Forse è questo l'aspetto più rilevante di tutti: quando l'avidità di tutti si sarà scontrata con regole di tipo europeo e con risorse di tipo limitato, questa sarà la soluzione migliore per tutti...

Nota/3

Osservo che la televisione a palinsesto lineare resiste. E il video partecipato alla YouTube avanza a passi da gigante. Per i ragazzi, per stare al passo occorreva semplicemente restare aggiornati sul mondo Mtv; adesso si è fighi se si trova un video nuovo su YouTube e lo si segnala agli amici. E' un divertimento diverso, un gioco di aggregazione nuovo... La nuova tv sta prendendo piede. E non se ne andrà.

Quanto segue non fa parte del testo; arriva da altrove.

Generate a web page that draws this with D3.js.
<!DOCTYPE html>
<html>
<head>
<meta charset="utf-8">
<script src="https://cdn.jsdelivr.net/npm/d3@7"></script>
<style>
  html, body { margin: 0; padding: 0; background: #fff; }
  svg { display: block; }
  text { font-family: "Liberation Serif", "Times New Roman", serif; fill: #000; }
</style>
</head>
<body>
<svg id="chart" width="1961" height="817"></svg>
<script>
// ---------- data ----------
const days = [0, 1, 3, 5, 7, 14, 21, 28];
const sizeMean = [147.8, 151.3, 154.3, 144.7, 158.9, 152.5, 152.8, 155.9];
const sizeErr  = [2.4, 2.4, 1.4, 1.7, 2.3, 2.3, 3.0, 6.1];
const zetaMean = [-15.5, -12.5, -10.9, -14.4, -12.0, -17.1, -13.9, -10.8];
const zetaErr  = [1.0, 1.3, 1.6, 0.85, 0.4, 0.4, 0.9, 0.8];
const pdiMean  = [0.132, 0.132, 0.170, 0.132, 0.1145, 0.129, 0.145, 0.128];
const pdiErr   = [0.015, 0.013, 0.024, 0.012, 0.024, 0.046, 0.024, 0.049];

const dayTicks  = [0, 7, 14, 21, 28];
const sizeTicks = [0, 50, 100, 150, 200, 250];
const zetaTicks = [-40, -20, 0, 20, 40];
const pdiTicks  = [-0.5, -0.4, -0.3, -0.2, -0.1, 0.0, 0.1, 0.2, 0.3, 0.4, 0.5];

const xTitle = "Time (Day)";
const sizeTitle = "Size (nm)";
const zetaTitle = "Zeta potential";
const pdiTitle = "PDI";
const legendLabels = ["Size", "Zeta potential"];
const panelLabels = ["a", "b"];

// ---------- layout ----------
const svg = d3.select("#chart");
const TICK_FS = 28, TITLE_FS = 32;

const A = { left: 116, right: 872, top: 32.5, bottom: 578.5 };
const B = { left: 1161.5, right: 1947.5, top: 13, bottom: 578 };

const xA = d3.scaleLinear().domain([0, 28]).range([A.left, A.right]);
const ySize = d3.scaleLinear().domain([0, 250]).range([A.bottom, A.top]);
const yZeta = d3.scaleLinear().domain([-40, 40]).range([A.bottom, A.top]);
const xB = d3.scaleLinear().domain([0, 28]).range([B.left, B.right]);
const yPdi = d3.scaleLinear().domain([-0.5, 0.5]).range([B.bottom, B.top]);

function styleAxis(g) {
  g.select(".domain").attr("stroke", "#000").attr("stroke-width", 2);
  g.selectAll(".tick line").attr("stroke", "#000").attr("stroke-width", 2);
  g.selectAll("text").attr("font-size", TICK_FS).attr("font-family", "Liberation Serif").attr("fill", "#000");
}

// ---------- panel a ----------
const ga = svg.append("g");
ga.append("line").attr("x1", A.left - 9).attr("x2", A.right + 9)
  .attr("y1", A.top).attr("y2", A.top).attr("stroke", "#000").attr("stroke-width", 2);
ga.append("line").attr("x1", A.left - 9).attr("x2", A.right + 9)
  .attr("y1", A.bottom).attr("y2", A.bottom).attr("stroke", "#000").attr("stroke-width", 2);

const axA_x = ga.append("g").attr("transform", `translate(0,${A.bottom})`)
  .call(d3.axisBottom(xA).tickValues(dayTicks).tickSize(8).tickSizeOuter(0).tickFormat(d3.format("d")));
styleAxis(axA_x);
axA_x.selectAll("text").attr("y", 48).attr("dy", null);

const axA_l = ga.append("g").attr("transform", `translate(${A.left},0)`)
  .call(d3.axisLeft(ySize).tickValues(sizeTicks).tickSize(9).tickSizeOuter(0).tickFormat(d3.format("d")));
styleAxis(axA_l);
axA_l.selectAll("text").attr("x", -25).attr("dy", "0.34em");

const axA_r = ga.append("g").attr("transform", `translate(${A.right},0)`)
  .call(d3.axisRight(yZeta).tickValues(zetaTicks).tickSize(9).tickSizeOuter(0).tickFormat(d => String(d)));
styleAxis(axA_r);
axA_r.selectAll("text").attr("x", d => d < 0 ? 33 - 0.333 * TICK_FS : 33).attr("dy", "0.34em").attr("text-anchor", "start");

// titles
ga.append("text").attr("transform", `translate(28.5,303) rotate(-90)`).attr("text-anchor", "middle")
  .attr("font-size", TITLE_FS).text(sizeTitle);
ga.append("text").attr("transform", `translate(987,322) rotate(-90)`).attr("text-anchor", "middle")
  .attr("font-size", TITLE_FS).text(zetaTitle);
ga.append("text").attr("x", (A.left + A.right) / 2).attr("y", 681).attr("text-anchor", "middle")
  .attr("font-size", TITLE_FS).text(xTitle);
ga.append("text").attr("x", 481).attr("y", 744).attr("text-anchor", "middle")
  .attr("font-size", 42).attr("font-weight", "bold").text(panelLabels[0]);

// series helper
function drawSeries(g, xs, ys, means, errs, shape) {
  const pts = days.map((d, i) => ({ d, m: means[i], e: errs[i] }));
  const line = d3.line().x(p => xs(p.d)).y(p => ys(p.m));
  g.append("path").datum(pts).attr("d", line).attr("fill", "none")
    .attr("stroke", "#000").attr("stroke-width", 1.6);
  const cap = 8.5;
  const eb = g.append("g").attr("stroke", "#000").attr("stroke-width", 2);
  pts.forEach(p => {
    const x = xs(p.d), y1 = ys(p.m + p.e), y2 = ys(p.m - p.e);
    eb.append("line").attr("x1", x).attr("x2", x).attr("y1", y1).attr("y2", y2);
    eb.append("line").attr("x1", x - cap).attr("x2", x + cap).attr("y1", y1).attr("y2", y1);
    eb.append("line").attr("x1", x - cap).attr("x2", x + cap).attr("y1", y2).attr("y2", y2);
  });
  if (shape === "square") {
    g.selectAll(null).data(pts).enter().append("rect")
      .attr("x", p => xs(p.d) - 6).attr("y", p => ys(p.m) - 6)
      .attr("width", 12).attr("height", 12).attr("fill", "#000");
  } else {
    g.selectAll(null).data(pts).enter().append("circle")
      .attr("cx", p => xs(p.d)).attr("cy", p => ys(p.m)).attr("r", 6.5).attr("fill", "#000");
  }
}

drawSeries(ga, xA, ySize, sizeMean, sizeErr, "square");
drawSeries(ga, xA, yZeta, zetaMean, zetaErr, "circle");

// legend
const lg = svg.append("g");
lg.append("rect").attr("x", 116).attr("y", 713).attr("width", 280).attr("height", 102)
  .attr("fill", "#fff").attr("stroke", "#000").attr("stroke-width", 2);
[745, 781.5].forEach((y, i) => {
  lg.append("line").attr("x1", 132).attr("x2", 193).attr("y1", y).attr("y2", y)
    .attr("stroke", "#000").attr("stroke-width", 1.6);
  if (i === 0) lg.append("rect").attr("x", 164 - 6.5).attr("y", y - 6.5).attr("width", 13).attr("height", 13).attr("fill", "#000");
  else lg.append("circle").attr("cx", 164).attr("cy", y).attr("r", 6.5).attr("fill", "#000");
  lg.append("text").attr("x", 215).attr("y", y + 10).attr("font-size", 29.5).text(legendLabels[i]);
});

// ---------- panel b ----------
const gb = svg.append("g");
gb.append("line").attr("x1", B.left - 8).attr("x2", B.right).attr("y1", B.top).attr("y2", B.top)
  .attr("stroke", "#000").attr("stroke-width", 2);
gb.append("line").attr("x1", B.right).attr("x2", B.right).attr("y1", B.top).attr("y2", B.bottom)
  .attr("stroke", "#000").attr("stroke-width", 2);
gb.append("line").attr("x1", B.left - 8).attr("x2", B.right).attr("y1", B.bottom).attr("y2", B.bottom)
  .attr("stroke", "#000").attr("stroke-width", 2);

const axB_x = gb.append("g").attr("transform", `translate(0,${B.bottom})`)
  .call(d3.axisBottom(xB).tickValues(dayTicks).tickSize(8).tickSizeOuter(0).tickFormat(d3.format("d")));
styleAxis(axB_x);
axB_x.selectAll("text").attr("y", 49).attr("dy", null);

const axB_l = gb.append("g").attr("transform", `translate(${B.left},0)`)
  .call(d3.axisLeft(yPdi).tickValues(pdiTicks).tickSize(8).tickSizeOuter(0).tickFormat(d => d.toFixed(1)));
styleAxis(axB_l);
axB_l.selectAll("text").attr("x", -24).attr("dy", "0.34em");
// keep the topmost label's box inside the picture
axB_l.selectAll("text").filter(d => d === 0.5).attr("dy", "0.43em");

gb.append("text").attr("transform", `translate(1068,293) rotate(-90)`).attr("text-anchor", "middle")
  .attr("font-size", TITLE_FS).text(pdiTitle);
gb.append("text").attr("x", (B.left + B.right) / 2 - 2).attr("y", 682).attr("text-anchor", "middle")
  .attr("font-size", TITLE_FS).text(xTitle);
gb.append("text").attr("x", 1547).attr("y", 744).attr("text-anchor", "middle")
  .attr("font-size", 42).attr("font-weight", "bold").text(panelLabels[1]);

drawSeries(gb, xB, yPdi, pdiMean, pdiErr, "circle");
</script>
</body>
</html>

Molto interessante seguire tutti gli sviluppi della tv partecipata. Michael Arrigton racconta di aver sentito parlare Niklas Zennstrom e Janus Friis, i fondatori di Kazaa e Skype, sulla tv del futuro. Niklas Zennstrom e Janus Friis hanno in mente di fare il peer-to-peer della televisione e lo hanno chiamato Venice project. Per quanto capisco è segreto, promettente e da prendere con le molle: YouTube c'è già. (Ma a Venice il cuore batte sempre forte :-)

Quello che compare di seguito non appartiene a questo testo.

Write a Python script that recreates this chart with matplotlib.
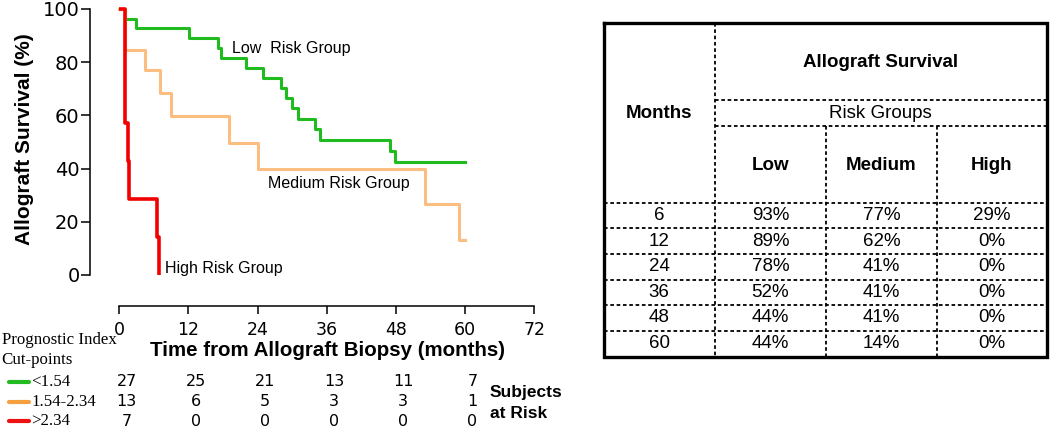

La tv "top-down" si difende con l'alta definizione. La tv "bottom-up" attacca con la partecipazione. La sintesi sarà un mix. Ma il mix sarà diverso dalla dominanza manipolatoria assolutamente inattaccabile della tv degli ultimi decenni del secolo scorso.

Per questo, nel disegno di Gentiloni, è sacrosanto l'accenno all'Auditel. La società che domina le statistiche sul tempo degli italiani deve cambiare missione e dunque deve cambiare il suo gruppo di controllo: non più i due colossi della vecchia tv che con l'Auditel continuano a far credere agli inserzionisti pubblicitari di controllare il palinsesto della vita quotidiana degli italiani; un Auditel aperto a tutti gli operatori, però, dovrà studiare secondo me tutto il tempo mediatico degli italiani (o almeno tutto il tempo video degli italiani). E non dimenticare YouTube...

Ma queste erano solo note a margine. Mi scuso perché sono un po' confuse. Sto andando di corsa a prendere il treno: vado alla Biennale di Architettura, a Venezia.